:: Material provided
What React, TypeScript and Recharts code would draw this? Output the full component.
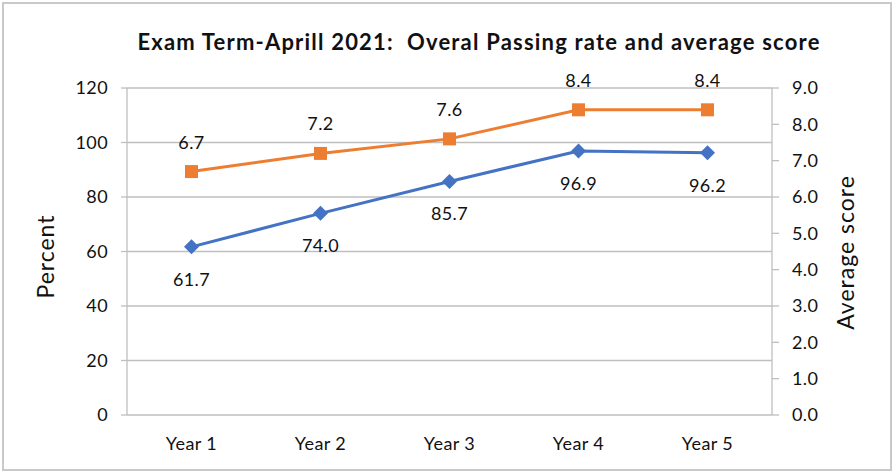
import React from 'react';
import { LineChart, Line, XAxis, YAxis, CartesianGrid, LabelList } from 'recharts';

const categories = ['Year 1', 'Year 2', 'Year 3', 'Year 4', 'Year 5'];
const passingRate = [61.7, 74.0, 85.7, 96.9, 96.2];
const averageScore = [6.7, 7.2, 7.6, 8.4, 8.4];
const percentTicks = [0, 20, 40, 60, 80, 100, 120];
const scoreTicks = [0, 1, 2, 3, 4, 5, 6, 7, 8, 9];
const boundaryTicks = [0, 1, 2, 3, 4, 5];

const title = 'Exam Term-Aprill 2021:  Overal Passing rate and average score';

const data = categories.map((year, i) => ({ year, rate: passingRate[i], score: averageScore[i] }));

const FONT = 'Lato, "Open Sans", sans-serif';
const BLUE = '#4472C4';
const ORANGE = '#ED7D31';
const GRID = '#bfbfbf';
const TEXT = '#111';

const Diamond = (props: any) => {
  const { cx, cy } = props;
  if (cx == null || cy == null) return null;
  const r = 7.5;
  return <path d={`M${cx} ${cy - r} L${cx + r} ${cy} L${cx} ${cy + r} L${cx - r} ${cy} Z`} fill={BLUE} />;
};

const Square = (props: any) => {
  const { cx, cy } = props;
  if (cx == null || cy == null) return null;
  const s = 13;
  return <rect x={cx - s / 2} y={cy - s / 2} width={s} height={s} fill={ORANGE} />;
};

const AxisTitle = (props: any) => {
  const { viewBox, text, dx, dy } = props;
  if (!viewBox) return null;
  const cx = viewBox.x + dx;
  const cy = viewBox.y + viewBox.height / 2 + dy;
  return (
    <text
      x={cx}
      y={cy}
      transform={`rotate(-90 ${cx} ${cy})`}
      textAnchor="middle"
      dominantBaseline="central"
      fontFamily={FONT}
      fontSize={23}
      letterSpacing={1}
      fill={TEXT}
    >
      {text}
    </text>
  );
};

const tickStyle = { fill: TEXT, fontSize: 18, fontFamily: FONT, letterSpacing: 0.4 };

export default function App() {
  return (
    <div style={{ position: 'absolute', left: 0, top: 0, width: 896, height: 472, background: '#fff' }}>
      <div
        style={{
          position: 'absolute',
          left: 2,
          top: 2,
          width: 890,
          height: 469,
          boxSizing: 'border-box',
          border: '2px solid #c9c9c9',
        }}
      />
      <div
        style={{
          position: 'absolute',
          left: 479,
          top: 27,
          transform: 'translateX(-50%)',
          whiteSpace: 'pre',
          fontFamily: FONT,
          fontWeight: 700,
          fontSize: 22,
          letterSpacing: 1.2,
          lineHeight: '30px',
          color: TEXT,
        }}
      >
        {title}
      </div>
      <div style={{ position: 'absolute', left: 0, top: 0 }}>
        <LineChart width={896} height={472} data={data} margin={{ top: 88, right: 0, bottom: 0, left: 0 }}>
          <CartesianGrid xAxisId="cat" yAxisId="left" vertical={false} stroke={GRID} strokeWidth={1.3} />
          <XAxis
            xAxisId="bounds"
            type="number"
            domain={[0, 5]}
            ticks={boundaryTicks}
            allowDataOverflow
            height={0}
            tick={false}
            tickSize={7}
            stroke={GRID}
            axisLine={{ stroke: GRID, strokeWidth: 1.3 }}
            tickLine={{ stroke: GRID, strokeWidth: 1.3 }}
          />
          <XAxis
            xAxisId="cat"
            dataKey="year"
            height={57}
            axisLine={false}
            tickLine={false}
            tickSize={0}
            tickMargin={22}
            interval={0}
            padding={{ left: 64.5, right: 64.5 }}
            tick={tickStyle}
          />
          <YAxis
            yAxisId="left"
            domain={[0, 120]}
            ticks={percentTicks}
            width={127}
            tickSize={6}
            tickMargin={13}
            stroke={GRID}
            axisLine={{ stroke: GRID, strokeWidth: 1.3 }}
            tickLine={{ stroke: GRID, strokeWidth: 1.3 }}
            tick={tickStyle}
            interval={0}
            label={<AxisTitle text="Percent" dx={45} dy={5} />}
          />
          <YAxis
            yAxisId="right"
            orientation="right"
            domain={[0, 9]}
            ticks={scoreTicks}
            width={124}
            tickSize={7}
            tickMargin={13}
            stroke={GRID}
            axisLine={{ stroke: GRID, strokeWidth: 1.3 }}
            tickLine={{ stroke: GRID, strokeWidth: 1.3 }}
            tick={tickStyle}
            interval={0}
            tickFormatter={(v: number) => v.toFixed(1)}
            label={<AxisTitle text="Average score" dx={73} dy={1} />}
          />
          <Line
            xAxisId="cat"
            yAxisId="left"
            dataKey="rate"
            stroke={BLUE}
            strokeWidth={3}
            dot={<Diamond />}
            activeDot={false}
            isAnimationActive={false}
          >
            <LabelList
              dataKey="rate"
              position="bottom"
              offset={26}
              formatter={(v: any) => Number(v).toFixed(1)}
              style={{ fill: TEXT, fontSize: 18, fontFamily: FONT, letterSpacing: 0.4 }}
            />
          </Line>
          <Line
            xAxisId="cat"
            yAxisId="right"
            dataKey="score"
            stroke={ORANGE}
            strokeWidth={3}
            dot={<Square />}
            activeDot={false}
            isAnimationActive={false}
          >
            <LabelList
              dataKey="score"
              position="top"
              offset={23}
              formatter={(v: any) => Number(v).toFixed(1)}
              style={{ fill: TEXT, fontSize: 18, fontFamily: FONT, letterSpacing: 0.4 }}
            />
          </Line>
        </LineChart>
      </div>
    </div>
  );
}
::::
*Goal*:
In the data above, tally the lines holding "React" and answer with the figure only.

*The response*:
2